The function returns a boolean to indicate whether the pair $p$ was found in $l$, and an integer $calls$ to indicate the number of calls that were made to $pair\_search$ to obtain the answer.

Test your function with the code below.

In [116]:
for item in L + [(0, 0), (2, 1), (3, 3), (5, 4)]:
    found, calls = pair_search(L, item)
    iteminl = item in L
    assert found == iteminl, "Found item {} {} time(s) instead of {}".format(item, int(found), int(iteminl))
    print("Found {} {} time(s) in {} calls".format(item, int(iteminl), calls))

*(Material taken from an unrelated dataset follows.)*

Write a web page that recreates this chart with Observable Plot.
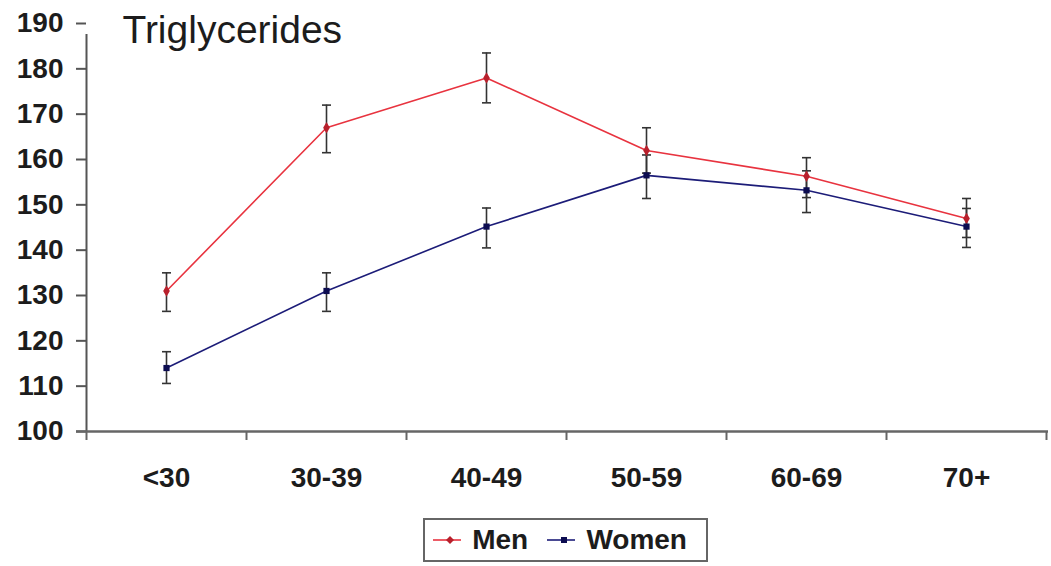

Found (0, 1) 1 time(s) in 3 calls
Found (1, 0) 1 time(s) in 6 calls
Found (0, 1) 1 time(s) in 3 calls
Found (1, 1) 1 time(s) in 4 calls
Found (1, 2) 1 time(s) in 2 calls
Found (3, 1) 1 time(s) in 9 calls
Found (3, 1) 1 time(s) in 9 calls
Found (2, 2) 1 time(s) in 4 calls
Found (2, 3) 1 time(s) in 1 calls
Found (3, 2) 1 time(s) in 6 calls
Found (2, 3) 1 time(s) in 1 calls
Found (4, 3) 1 time(s) in 7 calls
Found (3, 4) 1 time(s) in 2 calls
Found (4, 4) 1 time(s) in 4 calls
Found (4, 5) 1 time(s) in 3 calls
Found (5, 5) 1 time(s) in 4 calls
Found (0, 0) 0 time(s) in 5 calls
Found (2, 1) 0 time(s) in 7 calls
Found (3, 3) 0 time(s) in 4 calls
Found (5, 4) 0 time(s) in 6 calls


What is the worst-case O() complexity of the function you wrote? Prove your answer.

Answer:  
The worst case will occur when each recursive call needs to search both sides.  
Assume the size of problem is n. The problem is divided into 2 subproblems of size n/2. Each problem is recursively solved and then combined in $O(n)$ time.  
The Master Theorem can be applied here. It represents the running times as $T(n) = aT(\frac{n}{b}) + O(n^d)$, for some values of $a, b$ and $d$.  
Case 1: if $a < b^d$ => $T(n) = O(n^d)$  
Case 2: if $a = b^d$ => $T(n) = O(n^d\log{n})$  
Case 3: if $a > b^d$ => $T(n) = O(n^{\log_ba})$  
In this case, $a=2$, $b=2$, and $d=1$. I have $2 = 2^1$ (Case 2), the running time is in $O(n^1\log{n})$ = $O(n\log{n})$.